Een cliënt heeft over zijn juridisch probleem een voorgesprek met een advocaat van het Amsterdamse kantoor Van der Kooij Besters Advocaten. In de opdrachtbevestiging staat dat dit kantoor een uurtarief van € 165 hanteert, exclusief btw en 5 procent kantoorkosten, en andere dossierkosten. Later geeft dezelfde cliënt dit kantoor een nieuwe opdracht. Het kantoor zegt hetzelfde uurtarief te hanteren. Uiteindelijk krijgt de cliënt een rekening van € 2.127, waar € 319 aan buitengerechtelijke kosten en rente bovenop komen, plus nog de kosten van het geding.

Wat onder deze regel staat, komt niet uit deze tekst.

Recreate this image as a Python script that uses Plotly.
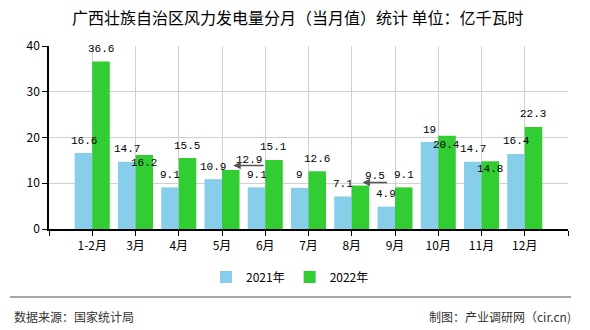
import plotly.graph_objects as go

# ---- data ----
categories = ["1-2月", "3月", "4月", "5月", "6月", "7月", "8月", "9月", "10月", "11月", "12月"]
values_2021 = [16.6, 14.7, 9.1, 10.9, 9.1, 9.0, 7.1, 4.9, 19.0, 14.7, 16.4]
values_2022 = [36.6, 16.2, 15.5, 12.9, 15.1, 12.6, 9.5, 9.1, 20.4, 14.8, 22.3]
labels_2021 = ["16.6", "14.7", "9.1", "10.9", "9.1", "9", "7.1", "4.9", "19", "14.7", "16.4"]
labels_2022 = ["36.6", "16.2", "15.5", "12.9", "15.1", "12.6", "9.5", "9.1", "20.4", "14.8", "22.3"]

# ---- layout constants (pixels) ----
W, H = 590, 330
ML, MR, MT, MB = 49, 22, 46, 101
PW, PH = W - ML - MR, H - MT - MB

def px_x(x):
    return (x - ML) / PW

def px_y(y):
    return (H - MB - y) / PH

BLUE = "#87CEEB"
GREEN = "#32CD32"
xs = list(range(len(categories)))

fig = go.Figure()
fig.add_trace(go.Bar(x=xs, y=values_2021, name="2021年", marker_color=BLUE,
                     marker_line_width=0, hoverinfo="skip"))
fig.add_trace(go.Bar(x=xs, y=values_2022, name="2022年", marker_color=GREEN,
                     marker_line_width=0, hoverinfo="skip"))

# label placement adjustments (style only): (x offset in category units, y shift px)
shift_2022 = {1: (0.2, -8), 8: (0.2, -9), 9: (0.2, -8), 3: (0.63, 10), 6: (0.53, 10)}
arrows_2022 = {3: (0.26, 4.5, 32), 6: (0.25, 3, 26)}

lab_font = dict(family="Liberation Mono, monospace", size=11, color="#000")
annotations = []
for i, (v, t) in enumerate(zip(values_2021, labels_2021)):
    annotations.append(dict(x=i - 0.2, y=v, xref="x", yref="y", text=t, showarrow=False,
                            yanchor="middle", yshift=12.5, font=lab_font))
for i, (v, t) in enumerate(zip(values_2022, labels_2022)):
    dx, dy = shift_2022.get(i, (0.2, 12.5))
    annotations.append(dict(x=i + dx, y=v, xref="x", yref="y", text=t, showarrow=False,
                            yanchor="middle", yshift=dy, font=lab_font))
for i, (dx, dy, ln) in arrows_2022.items():
    annotations.append(dict(x=i + dx, y=values_2022[i], xref="x", yref="y", text="",
                            showarrow=True, arrowhead=2, arrowsize=1, arrowwidth=1.5,
                            arrowcolor="#555", ax=ln, ay=0, yshift=dy, standoff=0))

# title
annotations.append(dict(x=px_x(297.5), y=px_y(17), xref="paper", yref="paper",
                        text="广西壮族自治区风力发电量分月（当月值）统计 单位：亿千瓦时",
                        showarrow=False, xanchor="center", yanchor="middle",
                        font=dict(family="Noto Sans CJK SC", size=16, color="#000")))
# footer
foot_font = dict(family="Noto Sans CJK SC", size=12, color="#333")
annotations.append(dict(x=px_x(12), y=px_y(316), xref="paper", yref="paper",
                        text="数据来源：国家统计局", showarrow=False,
                        xanchor="left", yanchor="middle", font=foot_font))
annotations.append(dict(x=px_x(573), y=px_y(316), xref="paper", yref="paper",
                        text="制图：产业调研网（cir.cn)", showarrow=False,
                        xanchor="right", yanchor="middle", font=foot_font))

shapes = [dict(type="line", xref="paper", yref="paper", x0=px_x(10), x1=px_x(571),
               y0=px_y(297), y1=px_y(297), line=dict(color="#888", width=1.5))]

fig.update_layout(
    width=W, height=H,
    margin=dict(l=ML, r=MR, t=MT, b=MB, pad=0),
    paper_bgcolor="white", plot_bgcolor="white",
    barmode="group", bargap=0.19, bargroupgap=0,
    font=dict(family="Noto Sans CJK SC", size=12, color="#000"),
    showlegend=True,
    legend=dict(orientation="h", x=px_x(290), xanchor="center", y=px_y(277), yanchor="middle",
                font=dict(family="Noto Sans CJK SC", size=12, color="#000"),
                itemwidth=30, traceorder="normal"),
    annotations=annotations, shapes=shapes,
)
fig.update_xaxes(range=[-1, len(categories)], tickvals=list(range(-1, len(categories) + 1)),
                 ticktext=[""] + categories + [""], showgrid=True, gridcolor="#d0d0d0",
                 gridwidth=1, showline=True, linecolor="#000", linewidth=1.5,
                 ticks="outside", ticklen=5, tickcolor="#000", zeroline=False,
                 tickfont=dict(family="Noto Sans CJK SC", size=12, color="#000"))
fig.update_yaxes(range=[0, 40], tickvals=[0, 10, 20, 30, 40], showgrid=True,
                 gridcolor="#d0d0d0", gridwidth=1, showline=True, linecolor="#000",
                 linewidth=1.5, ticks="outside", ticklen=5, tickcolor="#000",
                 zeroline=False, tickfont=dict(family="Noto Sans CJK SC", size=12, color="#000"))

fig.write_html("out.html")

Nu de cliënt niet betaalt, stapt het kantoor naar de rechtbank Amsterdam.
Consument
De eerste vraag die de kantonrechter moet beantwoorden is: was deze cliënt een consument – dan geldt het consumentenrecht – of was hij een zakelijke klant. Het laatste, betoogt het kantoor: de cliënt had eerder als vastgoedbeheerder zaken met het kantoor gedaan. De kantonrechter legt het begrip consument ruim uit: iedere natuurlijke persoon die handelt voor doeleinden die buiten zijn bedrijfs- of beroepsactiviteit vallen. “De term consument is een objectief begrip dat losstaat van de concrete kennis waarover een betrokkene kan beschikken of van de informatie waarover die persoon daadwerkelijk beschikt.” Deze cliënt was een consument. Dat bleek trouwens ook uit de facturen van het kantoor, die waren verzonden naar de cliënt als privépersoon.
Kostenbeding
Dat plaatst het kostenbeding in de overeenkomsten tussen het kantoor en de cliënt in een ander licht. Het kostenbeding is een kernbeding, en op grond van een Europese richtlijn over oneerlijke bedingen in consumentenovereenkomsten moeten kernbedingen (het uurtarief) waarover niet afzonderlijk is onderhandeld – zoals in deze zaak – ambtshalve aan deze richtlijn worden getoetst indien deze niet duidelijk en begrijpelijk zijn geformuleerd.
Uurtarief
Een beding in een tussen een advocaat en een consument gesloten overeenkomst moet duidelijk en begrijpelijk zijn geformuleerd. Dat stelde het Europees Hof van Justitie in januari 2023. Alleen het noemen van een uurtarief stelt ‘de gemiddelde, normaal geïnformeerde en redelijk omzichtige en oplettende consument’ niet in staat om alle financiële consequenties in te schatten: hij heeft geen idee wat het totale bedrag zal zijn dat hij voor de juridische diensten zal moeten betalen. Een advocaat moet de consument, vóórdat de overeenkomst wordt gesloten, informatie verstrekken die de consument in staat stelt om met de nodige voorzichtigheid zijn beslissing te nemen. Die informatie moet aanwijzingen bevatten die de consument in staat stellen bij benadering de totale kosten van die diensten te ramen.
Niet transparant
In deze zaak was de inhoud van het schriftelijke kostenbeding niet duidelijk en begrijpelijk geformuleerd en voldeed dus niet aan de vereisten van transparantie. De cliënt kon zo niet inschatten hoeveel uren het advocatenkantoor aan de zaak zou besteden en welke andere kosten daarbij zouden komen. Dat biedt het kantoor de mogelijkheid om onbeperkt uren te declareren en kosten in rekening te brengen. Dat geldt zelfs nu het kantoor maandelijks zou factureren: al in de eerste maand kunnen de kosten zo omvangrijk zijn, dat daarmee de transparantie onvoldoende wordt hersteld, oordeelt de Amsterdamse kantonrechter.
Oneerlijk
Het kostenbeding is niet alleen niet transparant maar ook oneerlijk. Het kantoor had ook niet voorafgaand aan de totstandkoming van de overeenkomst op een andere wijze informatie verstrekt over het totaal aan kosten, en heeft de cliënt zo niet duidelijk gemaakt wat de financiële gevolgen van de overeenkomst zouden zijn. Ook op grond van de eigen gedragsregels moet een advocaat vooraf een inschatting geven van de te verwachten tijdsbesteding en het totaal aan kosten. Dit kantoor had het vereiste van goede trouw niet nageleefd. Het kostenbeding wordt vernietigd, zelfs de hele overeenkomst vervalt, concludeert de rechtbank. De rechtbank wijst de vordering van het advocatenkantoor af.